随分と前のことなのだけれども、その日、仕事をご一緒した方々と居酒屋で軽く食事をすることになった。
席に着き、注文したお料理が届く前に、飲み物と一緒に運ばれてきたお通しは、
とても手の込んだもので、その後のお料理への期待値が高まるようなものだった。
各々が、自分の目の前に置かれた小皿の中を覗き込み、似たようなことを感じたのだろう。
数人が、お通しの中身について、ポツポツと言葉を発した。
その時に、「このお通し」と「この突き出し」という二つの言葉が宙で混ざり合った。
今や、この言葉の両方ともに、注文したお料理が運ばれてくる前に出されるお料理であることは、広く知られているけれど、
どちらの言葉に慣れ親しんでいるかで、出身地が分かると言うのだ。
まずは、この注文したお料理が運ばれてくる前にお料理を出す習慣は、
江戸時代にはまだ存在していなかったそうなので、割と新しい習慣だと言われている。
そして、これを「お通し」と呼ぶのは関東なのだそう。
語源は、「注文の通し」で、お客様の注文を間違うことなく厨房や受付に通しました、伝えました、という意味や、
お客様を席へお通しした(ご案内した)という意味があると言われており、
その印として、お客様には、お酒の肴になるようなものや、お水が出されるようになったと言う。

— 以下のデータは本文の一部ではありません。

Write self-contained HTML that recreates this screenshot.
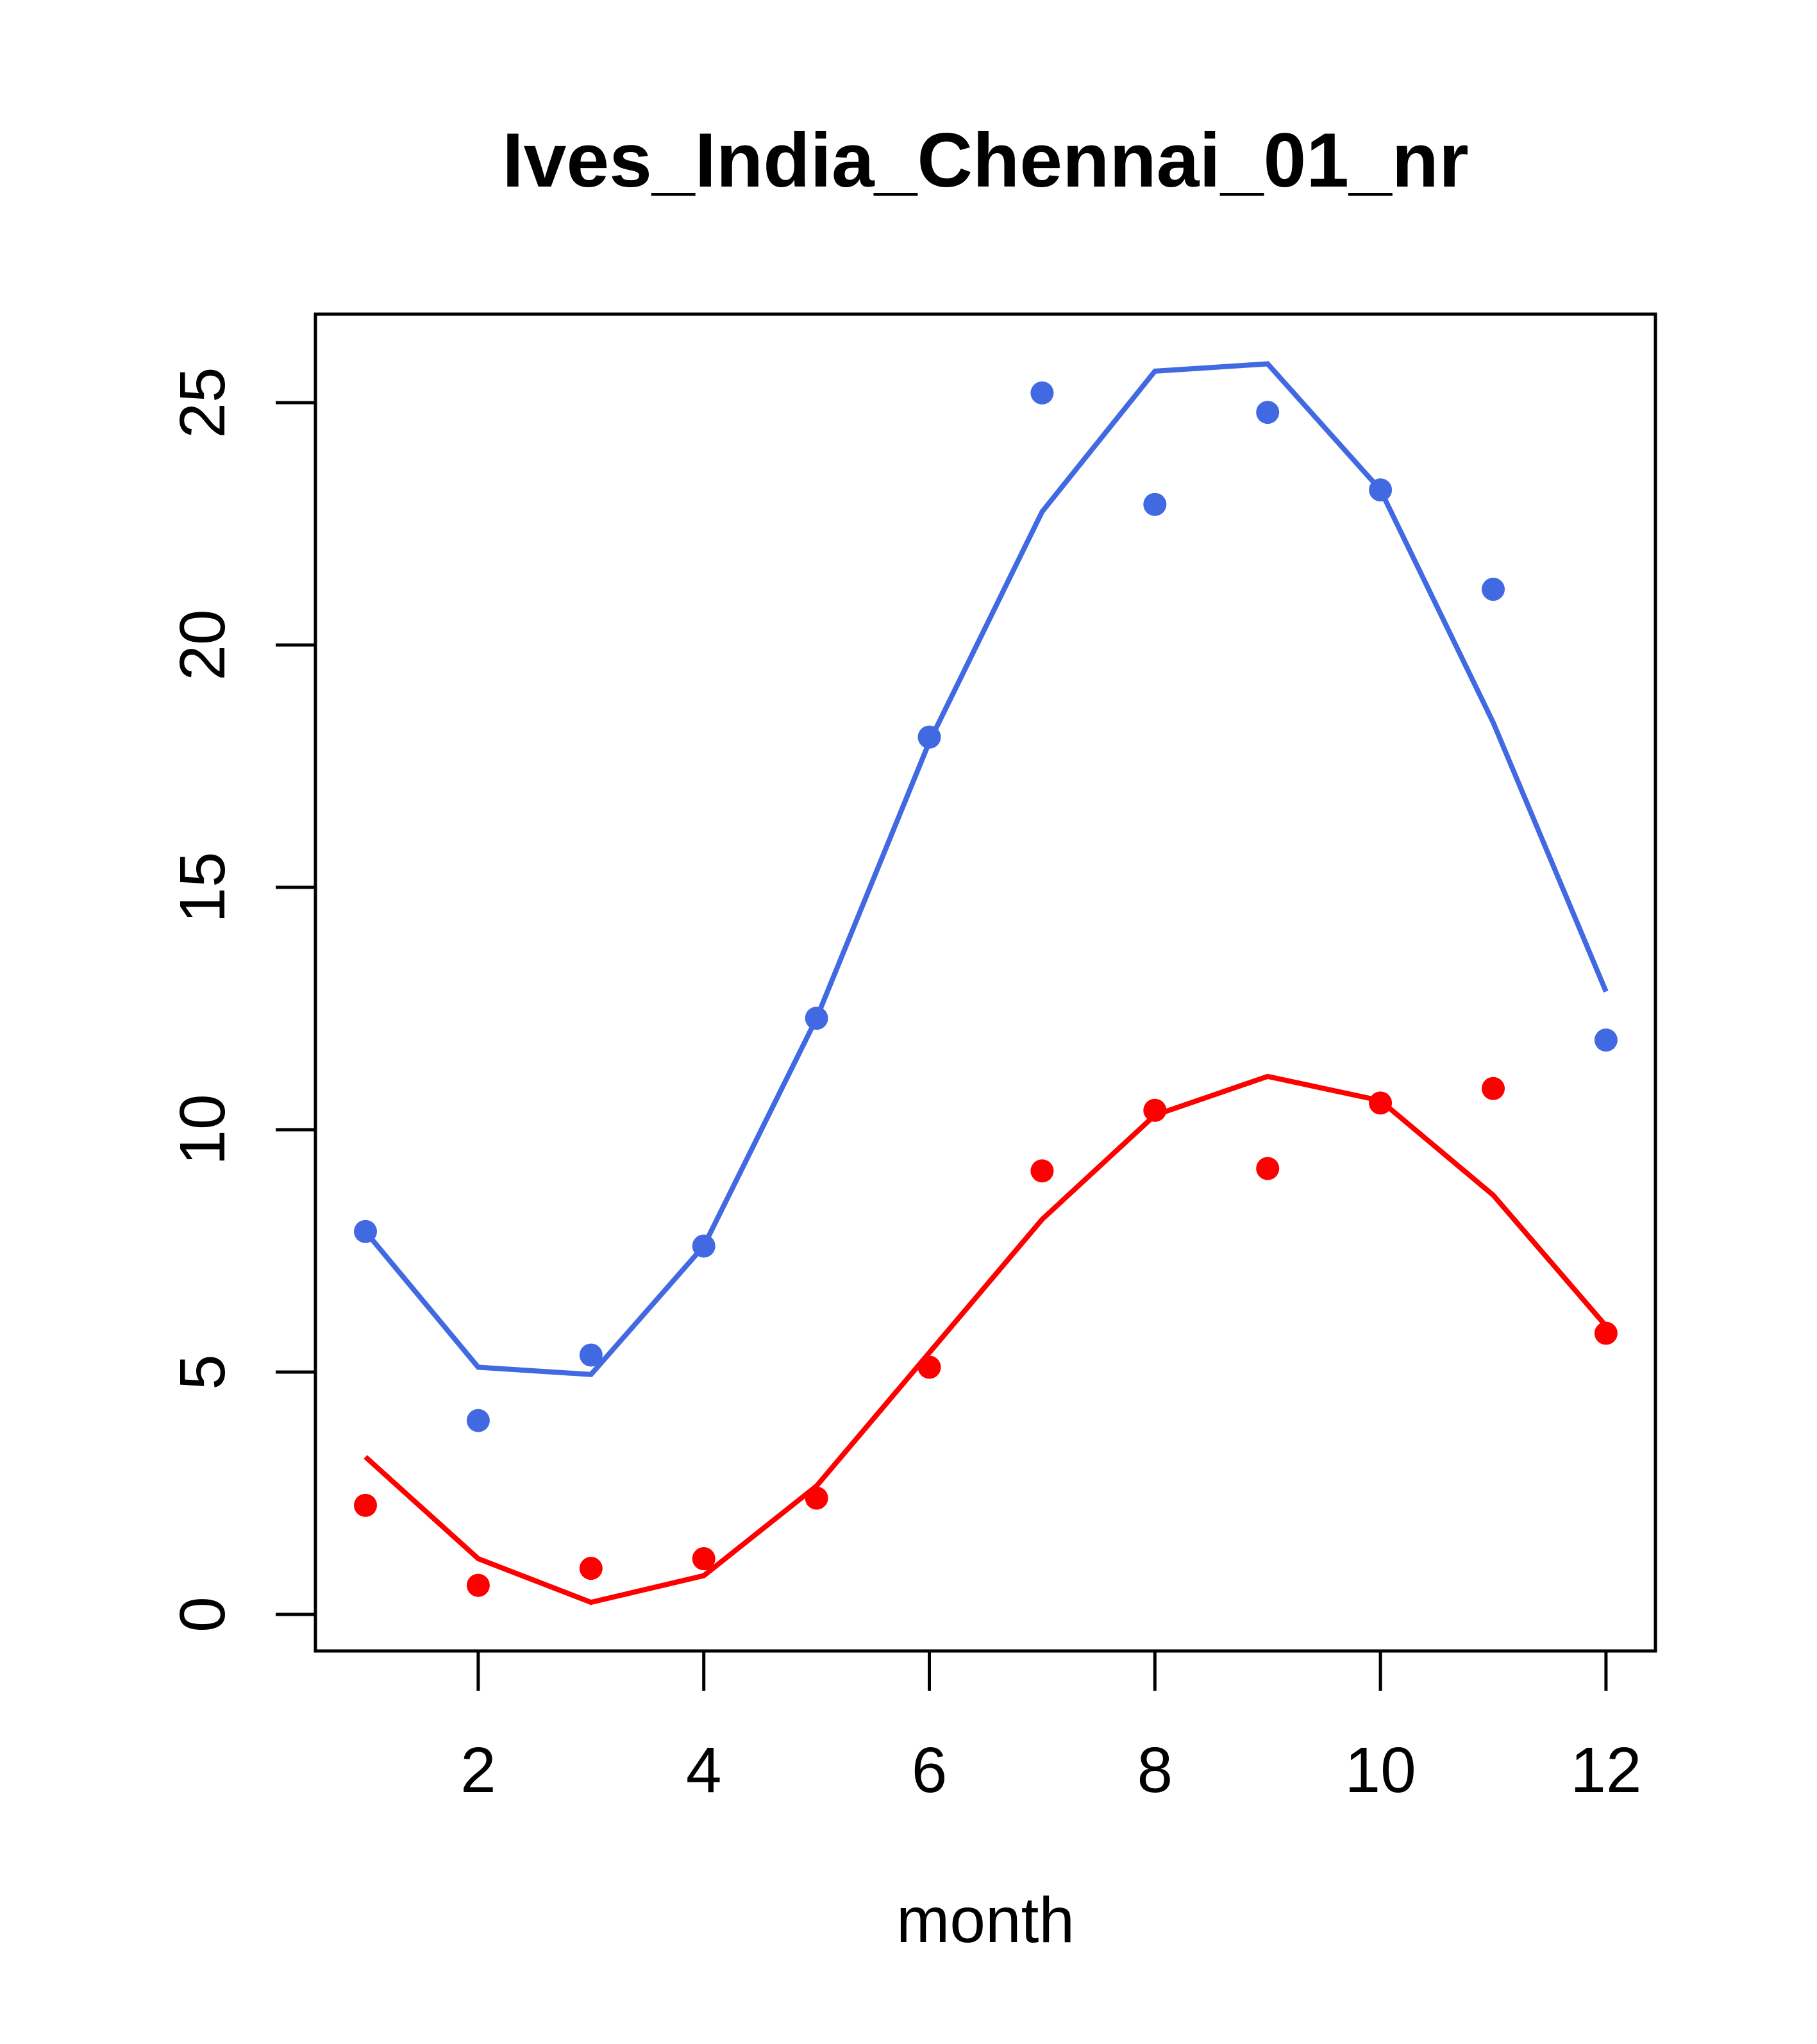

一方の関西では、このお料理のことを「突き出し」と呼ぶことが多いという。
こちらの語源は、お客様の注文とは関係なく、お料理を突き出すことから、「突き出し」と呼ばれるようになったのだとか。
その食事会に参加していた面々で、各々が言い慣れている方、聞きなれている方、使い慣れている方と、
出身地を照らし合わせてみたのだけれど、ざっくりとではあったけれど、
東日本と西日本に分けることができ、興味深かったことを覚えている。
「お通し」や「突き出し」は、席料をいただく替わりに出されることもあるし、
純粋にお客様をおもてなししたいという、お店側のご厚意で出されるものもあれば、
オトナの事情が絡んで出されるもの、
食材を無駄にしないために出されているものと事情は様々だけれども、
海外にはない新しい日本の文化、習慣のひとつであるように思う。
皆さんの地域では、「お通し」と「突き出し」どちらを使う機会が多いでしょうか。
それとも、この地域による違いは無くなりつつあるのでしょうか。
お店での呼び方によって、店主の出身地が分かることもあるのかもしれません。
「お通し」、「突き出し」を召し上がる機会がありましたら、今回のお話をチラリと思い出していただけましたら幸いです。